- The Washington Times - Friday, November 23, 2001

Flying vs. driving

Under yesterday's headline "Thanksgiving logic," we had quoted David Murray, director of the Statistical Assessment Service (STATS), as saying that flying on a scheduled airliner anywhere in the world was 53 times safer than driving on an American highway.

Upon which Jules Levin, professor of linguistics and Russian at the University of California at Riverside, questioned whether Mr. Murray was calculating risk on the basis of miles traveled, or time spent travelling, pointing out "the only meaningful real-world comparison is on the basis of time spent in auto or plane, and when you do it that way, and not by mileage, the fatality rate is about the same (since planes cover many more miles per hour than automobiles do)."

Mr. Murray agreed the professor made a good point, and then after some debate went on to note how quickly and with relative ease one could fly from Washington to Los Angeles on a business trip, and return home by midnight, should the traveler prefer "finishing a Tom Clancy book" during the relaxing process.

In the meantime, Mr. Murray pointed out, one making the same trip by car would still be on the "outward" leg of the journey, "searching for an oldies station and hoping that more coffee won't further upset last night's Cajun Crab Dip Supreme."

Little did we know how many readers would take the time on Thanksgiving Day, obviously in between bites of turkey and pecan pie, to weigh in on the flying-vs.-driving debate. One of them was Mike Reynolds, of Tarrytown, N.Y.

"Many times, my wife and I have left New York City by car at 6 a.m. and arrived in Albuquerque, New Mexico, at 6 p.m. the next evening, just in time for dinner and to watch the sun go down over the desert," Mr. Reynolds writes.
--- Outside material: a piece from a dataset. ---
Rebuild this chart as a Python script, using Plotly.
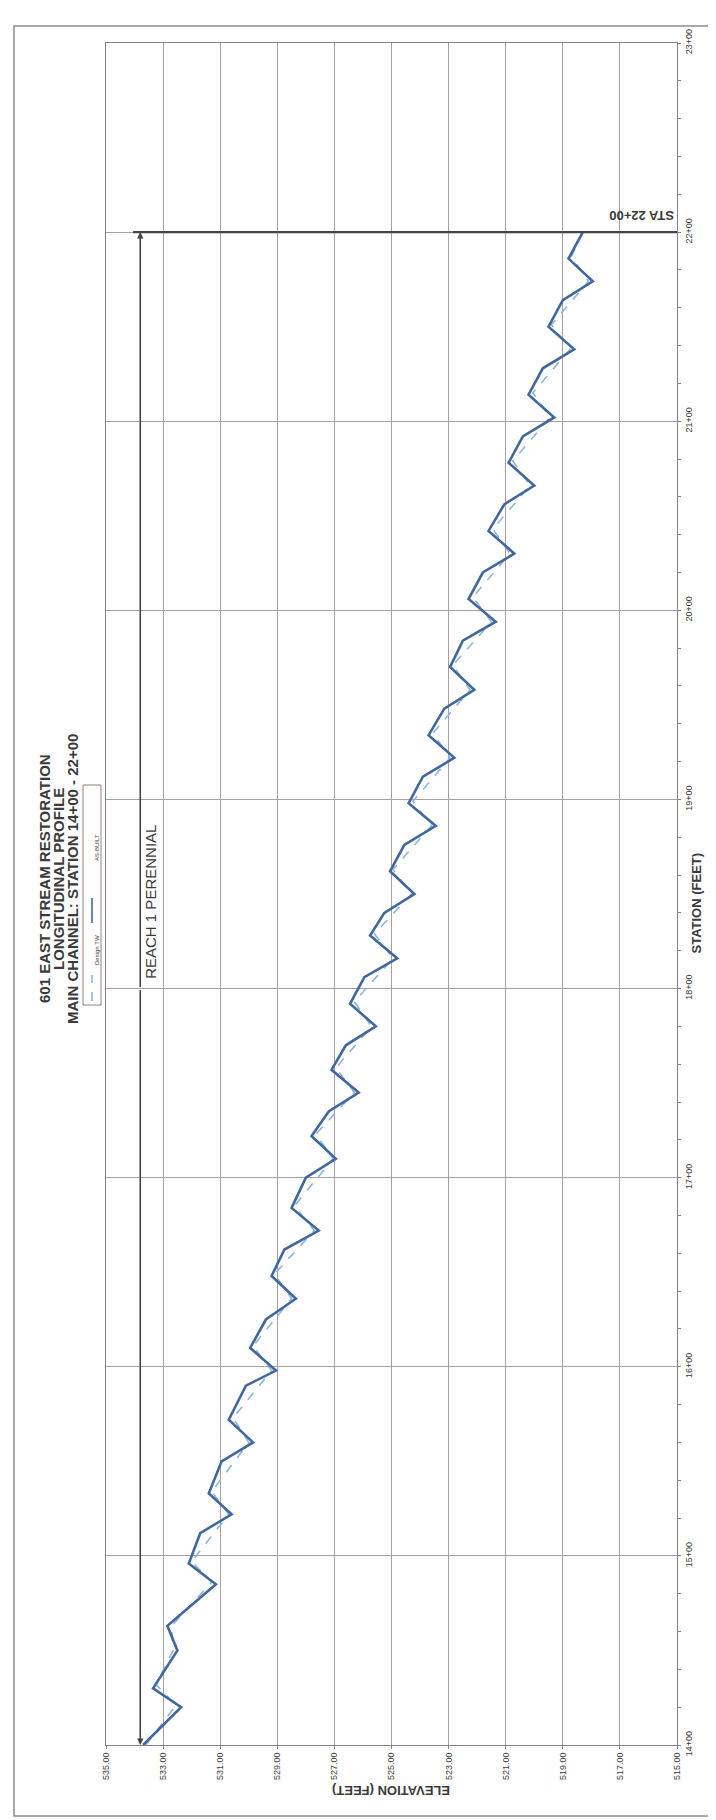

"During the trip, we either stopped at places we like to eat or had our own meals from the cooler in the back seat. The coffee is great because we can make it on the go with a dashboard coffee pot," he says. "We don't suffer airline food or waiting in security lines for hours to be strip searched and have a bag of stale peanuts dropped in our laps as a treat after we finally get on the plane. Our seats are comfortable and recline all the way down for a good snooze.

"Best of all we get to see the country we love foot by foot," he adds.

"By the way," concludes Mr. Reynolds, "we don't stop in Split Lip, Oklahoma, but we do stop in Clinton, Oklahoma, for food and fuel and sometimes to stay in Elvis' old room in the Best Western on old Route 66. Air travel is for people who want to miss all this and they cheat themselves for the sake of speed. Too bad for them."

For another viewpoint, we turn to Doug Caldart, who writes: "Well, let's consider it this way. I live in Sequim, Washington, and decide to go to San Francisco."

"I drive 2 hours to the airport," says Mr. Caldart. "Then wait 3 hours to get on the plane, which is delayed 1 hour, then fly to San Francisco. Flying time 11/2 hours. Circling one-half hour to land."

"Arriving in San Francisco, I wait 1 hour for my baggage. Now rent a car to drive to my destination. Half an hour to rent and 1 hour to drive. Total time 101/2 hours. Driving time from home to San Francisco 13 hours. Time driving and enjoying the landscape 21/2 hours more than flying. Also, not jammed into crowded seats and cost for four people in the car the same as one [flying]," Mr. Caldart adds.

"Not all things are as they first seem."